◆ WHAT THE TASK REQUIRES
With pictures left out, extract every line between the start of the records below and the line holding "0.80, 0.85, 0.89];", inclusive.

[Records with drawing code]
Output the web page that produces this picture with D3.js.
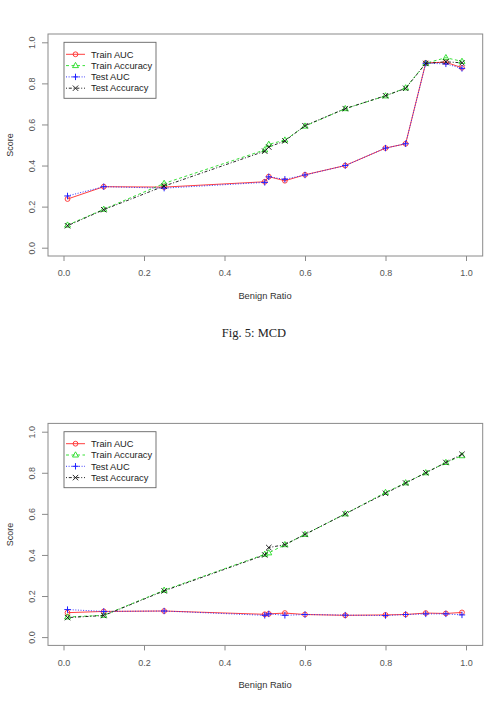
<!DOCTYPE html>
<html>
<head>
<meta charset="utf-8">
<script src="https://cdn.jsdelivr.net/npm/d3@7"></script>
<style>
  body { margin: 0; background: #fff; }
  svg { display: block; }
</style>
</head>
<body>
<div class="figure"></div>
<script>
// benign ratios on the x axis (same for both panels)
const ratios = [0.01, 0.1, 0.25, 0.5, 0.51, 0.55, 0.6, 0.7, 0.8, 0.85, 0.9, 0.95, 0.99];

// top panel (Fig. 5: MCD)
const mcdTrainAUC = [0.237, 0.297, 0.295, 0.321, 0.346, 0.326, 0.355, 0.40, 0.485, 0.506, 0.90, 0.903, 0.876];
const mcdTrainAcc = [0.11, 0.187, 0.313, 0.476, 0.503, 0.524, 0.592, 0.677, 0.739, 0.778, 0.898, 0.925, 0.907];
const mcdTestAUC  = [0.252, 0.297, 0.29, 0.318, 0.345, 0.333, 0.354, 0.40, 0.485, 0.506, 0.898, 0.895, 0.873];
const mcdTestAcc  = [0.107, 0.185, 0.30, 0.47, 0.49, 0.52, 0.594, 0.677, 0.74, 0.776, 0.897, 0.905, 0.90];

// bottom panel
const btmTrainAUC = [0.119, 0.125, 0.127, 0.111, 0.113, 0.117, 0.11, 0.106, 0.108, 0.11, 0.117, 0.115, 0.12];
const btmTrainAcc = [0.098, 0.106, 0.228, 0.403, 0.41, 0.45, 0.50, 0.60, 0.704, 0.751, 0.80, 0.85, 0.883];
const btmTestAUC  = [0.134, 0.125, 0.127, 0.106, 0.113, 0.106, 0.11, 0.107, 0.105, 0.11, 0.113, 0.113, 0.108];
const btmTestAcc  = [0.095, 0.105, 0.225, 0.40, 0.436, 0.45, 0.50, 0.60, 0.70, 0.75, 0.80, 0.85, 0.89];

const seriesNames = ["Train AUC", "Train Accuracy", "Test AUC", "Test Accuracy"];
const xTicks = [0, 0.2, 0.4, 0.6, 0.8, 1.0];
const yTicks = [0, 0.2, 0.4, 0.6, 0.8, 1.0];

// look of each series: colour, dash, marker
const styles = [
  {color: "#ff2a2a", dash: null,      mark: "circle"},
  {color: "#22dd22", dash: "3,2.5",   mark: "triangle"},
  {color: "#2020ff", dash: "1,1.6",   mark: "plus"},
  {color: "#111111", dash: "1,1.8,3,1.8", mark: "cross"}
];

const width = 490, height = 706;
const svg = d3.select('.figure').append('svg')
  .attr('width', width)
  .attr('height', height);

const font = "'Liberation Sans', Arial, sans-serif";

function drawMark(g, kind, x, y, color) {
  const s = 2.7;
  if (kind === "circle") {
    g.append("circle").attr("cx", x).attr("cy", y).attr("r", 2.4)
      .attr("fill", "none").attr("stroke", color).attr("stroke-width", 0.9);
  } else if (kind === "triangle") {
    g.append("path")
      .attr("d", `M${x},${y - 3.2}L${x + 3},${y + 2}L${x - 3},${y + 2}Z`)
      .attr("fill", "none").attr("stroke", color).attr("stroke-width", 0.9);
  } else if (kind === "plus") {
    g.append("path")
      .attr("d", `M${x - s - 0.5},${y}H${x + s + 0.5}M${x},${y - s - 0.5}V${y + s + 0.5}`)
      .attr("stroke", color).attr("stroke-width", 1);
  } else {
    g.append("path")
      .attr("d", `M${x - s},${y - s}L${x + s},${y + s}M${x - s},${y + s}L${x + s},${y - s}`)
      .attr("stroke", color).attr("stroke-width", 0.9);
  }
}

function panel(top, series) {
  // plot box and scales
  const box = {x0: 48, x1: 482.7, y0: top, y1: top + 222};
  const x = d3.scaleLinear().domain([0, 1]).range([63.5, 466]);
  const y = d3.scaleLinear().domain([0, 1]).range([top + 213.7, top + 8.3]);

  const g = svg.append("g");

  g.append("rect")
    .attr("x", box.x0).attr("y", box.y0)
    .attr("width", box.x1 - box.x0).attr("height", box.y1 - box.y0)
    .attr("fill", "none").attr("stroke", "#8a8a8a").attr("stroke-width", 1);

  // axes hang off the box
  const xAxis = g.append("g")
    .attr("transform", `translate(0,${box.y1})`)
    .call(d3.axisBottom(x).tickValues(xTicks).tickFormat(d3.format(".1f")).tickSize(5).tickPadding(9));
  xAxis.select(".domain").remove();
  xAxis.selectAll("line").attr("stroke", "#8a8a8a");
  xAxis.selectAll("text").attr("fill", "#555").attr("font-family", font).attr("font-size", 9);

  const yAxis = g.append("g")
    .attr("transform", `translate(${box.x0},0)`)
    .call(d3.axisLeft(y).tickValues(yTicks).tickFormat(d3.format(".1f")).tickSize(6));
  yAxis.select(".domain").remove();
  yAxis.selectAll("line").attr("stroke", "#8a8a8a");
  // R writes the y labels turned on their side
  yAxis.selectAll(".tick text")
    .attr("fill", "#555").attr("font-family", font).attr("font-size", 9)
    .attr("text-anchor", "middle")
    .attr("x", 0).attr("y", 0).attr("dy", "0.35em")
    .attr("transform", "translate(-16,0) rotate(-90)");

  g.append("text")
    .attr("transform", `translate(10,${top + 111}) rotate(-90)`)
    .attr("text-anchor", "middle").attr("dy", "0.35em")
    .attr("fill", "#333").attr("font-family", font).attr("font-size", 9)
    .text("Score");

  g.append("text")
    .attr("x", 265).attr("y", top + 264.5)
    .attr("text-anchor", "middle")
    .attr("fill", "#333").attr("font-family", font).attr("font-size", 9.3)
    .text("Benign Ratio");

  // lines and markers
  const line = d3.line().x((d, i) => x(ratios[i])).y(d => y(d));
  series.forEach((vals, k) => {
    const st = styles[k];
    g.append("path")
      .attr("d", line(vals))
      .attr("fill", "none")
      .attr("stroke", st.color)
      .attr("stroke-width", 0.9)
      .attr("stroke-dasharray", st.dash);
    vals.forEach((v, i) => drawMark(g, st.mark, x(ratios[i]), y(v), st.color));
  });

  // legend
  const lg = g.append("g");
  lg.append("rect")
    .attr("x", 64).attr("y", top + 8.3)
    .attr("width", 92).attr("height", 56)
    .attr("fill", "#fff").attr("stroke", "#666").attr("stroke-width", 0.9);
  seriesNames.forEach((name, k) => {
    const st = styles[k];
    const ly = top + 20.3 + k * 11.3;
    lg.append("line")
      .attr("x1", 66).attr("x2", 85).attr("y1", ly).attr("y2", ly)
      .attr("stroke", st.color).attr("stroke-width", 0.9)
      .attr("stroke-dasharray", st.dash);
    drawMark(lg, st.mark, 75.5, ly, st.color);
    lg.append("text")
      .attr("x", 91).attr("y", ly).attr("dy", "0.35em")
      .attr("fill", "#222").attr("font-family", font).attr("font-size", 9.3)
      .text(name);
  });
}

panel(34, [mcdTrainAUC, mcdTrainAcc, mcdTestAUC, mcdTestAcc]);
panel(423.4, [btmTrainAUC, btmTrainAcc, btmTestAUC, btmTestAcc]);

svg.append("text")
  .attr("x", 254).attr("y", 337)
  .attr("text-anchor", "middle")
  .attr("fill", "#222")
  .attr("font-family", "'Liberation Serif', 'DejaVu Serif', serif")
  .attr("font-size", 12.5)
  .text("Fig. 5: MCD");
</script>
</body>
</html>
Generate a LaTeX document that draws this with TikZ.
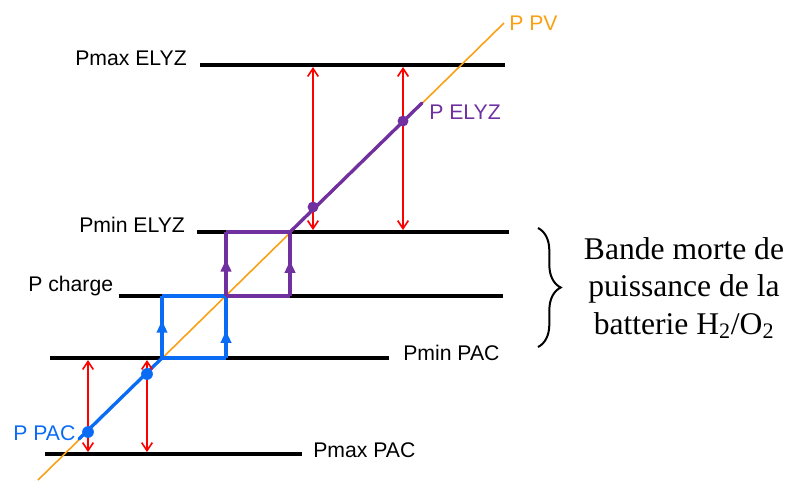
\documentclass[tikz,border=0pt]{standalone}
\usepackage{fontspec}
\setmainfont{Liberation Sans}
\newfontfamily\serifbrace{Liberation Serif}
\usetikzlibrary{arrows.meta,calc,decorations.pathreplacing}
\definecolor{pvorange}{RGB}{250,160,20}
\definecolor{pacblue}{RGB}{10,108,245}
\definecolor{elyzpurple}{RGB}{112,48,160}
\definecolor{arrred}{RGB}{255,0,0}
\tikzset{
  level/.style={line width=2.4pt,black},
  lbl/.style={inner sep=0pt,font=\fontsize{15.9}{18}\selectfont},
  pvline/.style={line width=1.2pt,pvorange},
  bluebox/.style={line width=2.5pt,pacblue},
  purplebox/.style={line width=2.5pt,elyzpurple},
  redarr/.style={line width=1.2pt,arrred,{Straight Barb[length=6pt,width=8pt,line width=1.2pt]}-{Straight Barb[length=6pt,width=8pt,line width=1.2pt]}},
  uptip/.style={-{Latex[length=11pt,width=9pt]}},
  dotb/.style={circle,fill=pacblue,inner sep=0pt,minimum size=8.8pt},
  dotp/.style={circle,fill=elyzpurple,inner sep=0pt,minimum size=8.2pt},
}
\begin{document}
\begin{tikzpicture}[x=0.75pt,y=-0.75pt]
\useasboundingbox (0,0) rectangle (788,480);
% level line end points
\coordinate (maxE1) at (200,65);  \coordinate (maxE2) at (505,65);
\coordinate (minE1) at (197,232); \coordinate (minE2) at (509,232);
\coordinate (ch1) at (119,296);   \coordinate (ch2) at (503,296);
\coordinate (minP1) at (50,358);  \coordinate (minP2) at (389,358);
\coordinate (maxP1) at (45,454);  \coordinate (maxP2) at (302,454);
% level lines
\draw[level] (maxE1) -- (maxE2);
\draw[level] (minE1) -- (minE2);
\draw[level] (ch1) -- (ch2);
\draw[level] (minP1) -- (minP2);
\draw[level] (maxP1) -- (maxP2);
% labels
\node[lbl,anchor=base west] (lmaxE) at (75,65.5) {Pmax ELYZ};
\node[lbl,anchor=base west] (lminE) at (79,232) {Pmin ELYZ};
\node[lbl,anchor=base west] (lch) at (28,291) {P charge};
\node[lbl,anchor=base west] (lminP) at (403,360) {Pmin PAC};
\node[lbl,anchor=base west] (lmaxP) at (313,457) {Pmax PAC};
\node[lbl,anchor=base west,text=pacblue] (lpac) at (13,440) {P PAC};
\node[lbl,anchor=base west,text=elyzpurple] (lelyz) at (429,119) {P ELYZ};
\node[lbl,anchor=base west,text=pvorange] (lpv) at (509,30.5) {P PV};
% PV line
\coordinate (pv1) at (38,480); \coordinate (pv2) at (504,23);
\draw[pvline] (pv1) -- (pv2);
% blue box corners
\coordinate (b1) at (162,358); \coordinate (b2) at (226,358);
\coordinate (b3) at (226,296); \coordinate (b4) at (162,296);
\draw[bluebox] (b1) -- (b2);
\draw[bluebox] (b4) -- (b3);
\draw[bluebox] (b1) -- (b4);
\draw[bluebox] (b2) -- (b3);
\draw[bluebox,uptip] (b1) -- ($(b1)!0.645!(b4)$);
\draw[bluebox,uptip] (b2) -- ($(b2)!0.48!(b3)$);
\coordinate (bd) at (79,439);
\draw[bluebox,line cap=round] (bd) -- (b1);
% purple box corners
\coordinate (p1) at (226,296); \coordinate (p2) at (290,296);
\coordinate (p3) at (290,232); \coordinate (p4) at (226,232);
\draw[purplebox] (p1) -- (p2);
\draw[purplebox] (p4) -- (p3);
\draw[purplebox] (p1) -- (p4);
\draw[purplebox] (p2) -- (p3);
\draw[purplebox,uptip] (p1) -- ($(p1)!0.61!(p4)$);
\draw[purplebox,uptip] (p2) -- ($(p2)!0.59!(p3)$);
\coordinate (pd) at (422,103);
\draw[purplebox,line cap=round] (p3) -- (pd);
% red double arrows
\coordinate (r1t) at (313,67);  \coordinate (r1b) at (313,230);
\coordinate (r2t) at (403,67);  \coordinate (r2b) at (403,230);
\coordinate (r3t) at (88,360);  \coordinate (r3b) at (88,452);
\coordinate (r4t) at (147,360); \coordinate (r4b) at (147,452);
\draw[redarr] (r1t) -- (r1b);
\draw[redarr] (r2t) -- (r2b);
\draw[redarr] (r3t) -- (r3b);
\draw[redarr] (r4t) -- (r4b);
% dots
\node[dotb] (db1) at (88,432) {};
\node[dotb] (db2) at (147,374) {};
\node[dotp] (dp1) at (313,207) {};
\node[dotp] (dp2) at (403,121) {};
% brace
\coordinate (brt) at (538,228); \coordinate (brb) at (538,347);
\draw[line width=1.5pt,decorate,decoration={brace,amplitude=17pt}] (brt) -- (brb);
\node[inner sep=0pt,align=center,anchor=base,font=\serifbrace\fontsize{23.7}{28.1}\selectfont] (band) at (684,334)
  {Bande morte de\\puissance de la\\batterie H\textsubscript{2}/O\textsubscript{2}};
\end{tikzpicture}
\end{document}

◆ EXERCISE SOLUTION
Output the web page that produces this picture with D3.js.
<!DOCTYPE html>
<html>
<head>
<meta charset="utf-8">
<script src="https://cdn.jsdelivr.net/npm/d3@7"></script>
<style>
  body { margin: 0; background: #fff; }
  svg { display: block; }
</style>
</head>
<body>
<div class="figure"></div>
<script>
// benign ratios on the x axis (same for both panels)
const ratios = [0.01, 0.1, 0.25, 0.5, 0.51, 0.55, 0.6, 0.7, 0.8, 0.85, 0.9, 0.95, 0.99];

// top panel (Fig. 5: MCD)
const mcdTrainAUC = [0.237, 0.297, 0.295, 0.321, 0.346, 0.326, 0.355, 0.40, 0.485, 0.506, 0.90, 0.903, 0.876];
const mcdTrainAcc = [0.11, 0.187, 0.313, 0.476, 0.503, 0.524, 0.592, 0.677, 0.739, 0.778, 0.898, 0.925, 0.907];
const mcdTestAUC  = [0.252, 0.297, 0.29, 0.318, 0.345, 0.333, 0.354, 0.40, 0.485, 0.506, 0.898, 0.895, 0.873];
const mcdTestAcc  = [0.107, 0.185, 0.30, 0.47, 0.49, 0.52, 0.594, 0.677, 0.74, 0.776, 0.897, 0.905, 0.90];

// bottom panel
const btmTrainAUC = [0.119, 0.125, 0.127, 0.111, 0.113, 0.117, 0.11, 0.106, 0.108, 0.11, 0.117, 0.115, 0.12];
const btmTrainAcc = [0.098, 0.106, 0.228, 0.403, 0.41, 0.45, 0.50, 0.60, 0.704, 0.751, 0.80, 0.85, 0.883];
const btmTestAUC  = [0.134, 0.125, 0.127, 0.106, 0.113, 0.106, 0.11, 0.107, 0.105, 0.11, 0.113, 0.113, 0.108];
const btmTestAcc  = [0.095, 0.105, 0.225, 0.40, 0.436, 0.45, 0.50, 0.60, 0.70, 0.75, 0.80, 0.85, 0.89];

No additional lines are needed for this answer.